De donderpreek van Vermeersch is echter niet alleen historisch bedenkelijk en weinig vooruitziend, ze is intrinsiek kwaadaardig omdat hij claimt dat zijn aanspraak op zijn hoogsteigen beeld van de stad samenvalt met dat van ‘de mensen’. Dat is, in onze hyperdiverse samenleving stemmingmakerij van een bange blanke man die vreest dat zijn autoritaire aanspraak op zijn land, zijn voorkeuren, zijn denkbeelden niet meer het alfa en omega zijn. Dan is architectuur een eerste klas zondebok voor een wereld die nog steeds ‘markt en strijd’ is, dixit Michel Houellebecq, en geen dromerig Disney paleis.
Toch heeft Joren Vermeersch, dat geef ik graag toe, op één punt gelijk. In de laatste vijf decennia werd steeds sneller steeds meer en veel te veel rommel gebouwd. Het werk van ‘toparchitecten’ vormt daarvan een minieme, zelfs verwaarloosbare fractie. Het is al dat andere bouwen dat dorpen en steden soms onherkenbaar verknoeide. Waarom fulmineert Vermeersch daar dan niet tegen?
De reden ligt voor de hand: deze junk architecture tooit zich in pittoreske vormen zoals een pastorie: een beeldtaal die er alles aan doet om niet te storen, zodat iedereen zich kan voorstellen dat het er prettig toeven is. Je kan er prettig en beschaafd van mening over verschillen. ‘Ik zie toch liever terracotta pannen’. Deze gebouwen zetten je niet ‘voor het blok’ maar willen enkel behagen, met mate. Maar wel met ramen uit Polen, dakpannen uit Spanje, hout uit Brazilië en plastic planchetten van 3M of BASF.
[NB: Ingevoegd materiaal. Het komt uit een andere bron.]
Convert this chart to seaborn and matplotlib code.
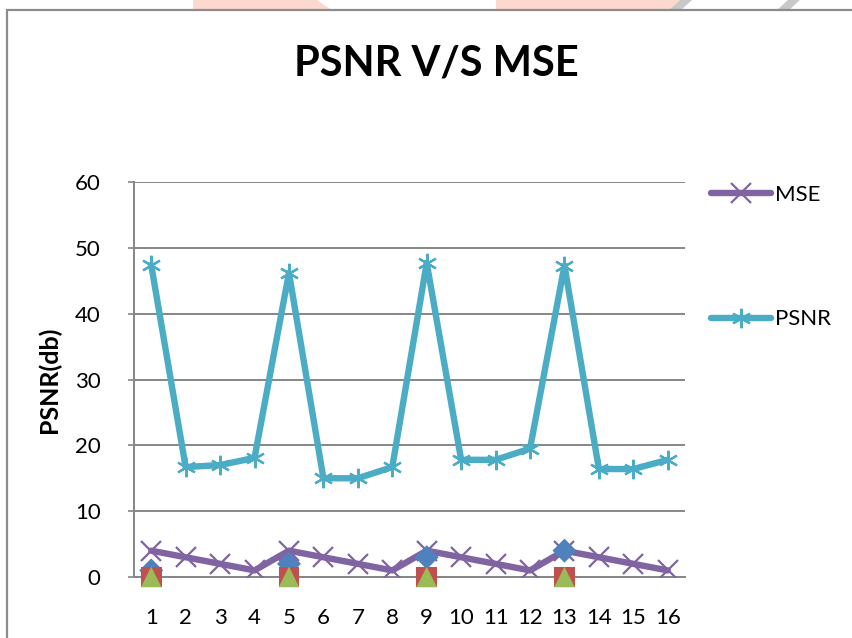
import numpy as np
import pandas as pd
import matplotlib
matplotlib.use("Agg")
import matplotlib.pyplot as plt
import seaborn as sns
from matplotlib.patches import Polygon, Rectangle

# chart values
images = list(range(1, 17))
psnr = [47.4, 16.7, 17.0, 18.1, 46.2, 15.0, 15.0, 16.7,
        47.7, 17.8, 17.8, 19.5, 47.3, 16.4, 16.4, 17.8]
mse = [4, 3, 2, 1, 4, 3, 2, 1, 4, 3, 2, 1, 4, 3, 2, 1]
extra_x = [1, 5, 9, 13]
series1 = [1, 2, 3, 4]
series2 = [0, 0, 0, 0]
series3 = [0, 0, 0, 0]

df = pd.DataFrame({"image": images, "PSNR": psnr, "MSE": mse})
df_extra = pd.DataFrame({"image": extra_x, "s1": series1, "s2": series2, "s3": series3})

sns.set_style("white")
plt.rcParams["font.family"] = ["Lato", "DejaVu Sans"]
plt.rcParams["text.color"] = "black"
plt.rcParams["xtick.color"] = "black"
plt.rcParams["ytick.color"] = "black"
plt.rcParams["axes.labelcolor"] = "black"

W, H = 853, 638
fig = plt.figure(figsize=(W / 100, H / 100), dpi=100)

# faint watermark shapes above the chart frame
def px(x, y):
    return (x / W, 1 - y / H)

fig.patches.append(Polygon([px(193, 0), px(317, 0), px(333, 11), px(193, 11)],
                           closed=True, transform=fig.transFigure,
                           facecolor="#fdd8ce", edgecolor="none", zorder=0))
fig.patches.append(Polygon([px(496, 0), px(680, 0), px(668, 11), px(496, 11)],
                           closed=True, transform=fig.transFigure,
                           facecolor="#fdd8ce", edgecolor="none", zorder=0))
fig.patches.append(Polygon([px(680, 0), px(692, 0), px(680, 11), px(668, 11)],
                           closed=True, transform=fig.transFigure,
                           facecolor="#c8c8c8", edgecolor="none", zorder=0))
fig.patches.append(Polygon([px(788, 0), px(800, 0), px(788, 11), px(776, 11)],
                           closed=True, transform=fig.transFigure,
                           facecolor="#c8c8c8", edgecolor="none", zorder=0))

# chart frame
fig.patches.append(Rectangle(px(7, 700), (W + 20) / W, 690 / H,
                             transform=fig.transFigure, fill=False,
                             edgecolor="#8c8c8c", linewidth=1.6, zorder=1))

ax = fig.add_axes([134 / W, 1 - 577 / H, (685 - 134) / W, (577 - 182) / H])
ax.set_facecolor("none")

purple = "#8064A2"
cyan = "#4BACC6"

sns.lineplot(data=df, x="image", y="MSE", ax=ax, color=purple, linewidth=4.6,
             marker="x", markersize=14, markeredgewidth=1.6,
             markeredgecolor=purple, label="MSE", zorder=3)
sns.lineplot(data=df, x="image", y="PSNR", ax=ax, color=cyan, linewidth=4.6,
             marker=(6, 2, 0), markersize=14, markeredgewidth=1.6,
             markeredgecolor=cyan, label="PSNR", zorder=3)

sns.scatterplot(data=df_extra, x="image", y="s1", ax=ax, marker="D", s=150,
                color="#4F81BD", edgecolor="none", zorder=4, clip_on=False)
sns.scatterplot(data=df_extra, x="image", y="s2", ax=ax, marker="s", s=220,
                color="#C0504D", edgecolor="none", zorder=5, clip_on=False)
sns.scatterplot(data=df_extra, x="image", y="s3", ax=ax, marker="^", s=220,
                color="#9BBB59", edgecolor="none", zorder=6, clip_on=False)

ax.set_xlim(0.5, 16.5)
ax.set_ylim(0, 60)
ax.set_xticks(images)
ax.set_yticks(range(0, 61, 10))
ax.tick_params(axis="x", labelsize=16, length=0, pad=22)
ax.tick_params(axis="y", labelsize=16, length=4, width=1.2, color="#868686",
               pad=20, left=True, direction="out")
ax.yaxis.grid(True, color="#868686", linewidth=1.4)
ax.set_axisbelow(True)
for side in ["top", "right"]:
    ax.spines[side].set_visible(False)
for side in ["left", "bottom"]:
    ax.spines[side].set_color("#868686")
    ax.spines[side].set_linewidth(1.4)

ax.set_xlabel("")
ax.set_ylabel("PSNR(db)", fontsize=18, fontweight="bold", labelpad=10)

leg = ax.legend(loc="upper left", bbox_to_anchor=((711 - 134) / (685 - 134), 1.0 - 3 / 395),
                frameon=False, fontsize=16, handlelength=2.7, handletextpad=0.2,
                labelspacing=4.7, borderpad=0, borderaxespad=0)

fig.text(0.512, 1 - 63 / H, "PSNR V/S MSE", ha="center", va="center",
         fontsize=30, fontweight="bold")

fig.savefig("out.png", dpi=100)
Zoveel suiker levert echter vooral een indigestie op. En raar maar waar: precies die architectuur is internationaal verspreid, van San Francisco tot Shanghai, met een tussenstop in Elversele, in verkavelingen, dorpscentra en shopping malls wereldwijd. Hoe ‘eigen’ is dat dan – als je vergelijkt met het Design Museum, dat echt op geen andere plek zou kunnen staan dan die waarvoor het bedoeld is.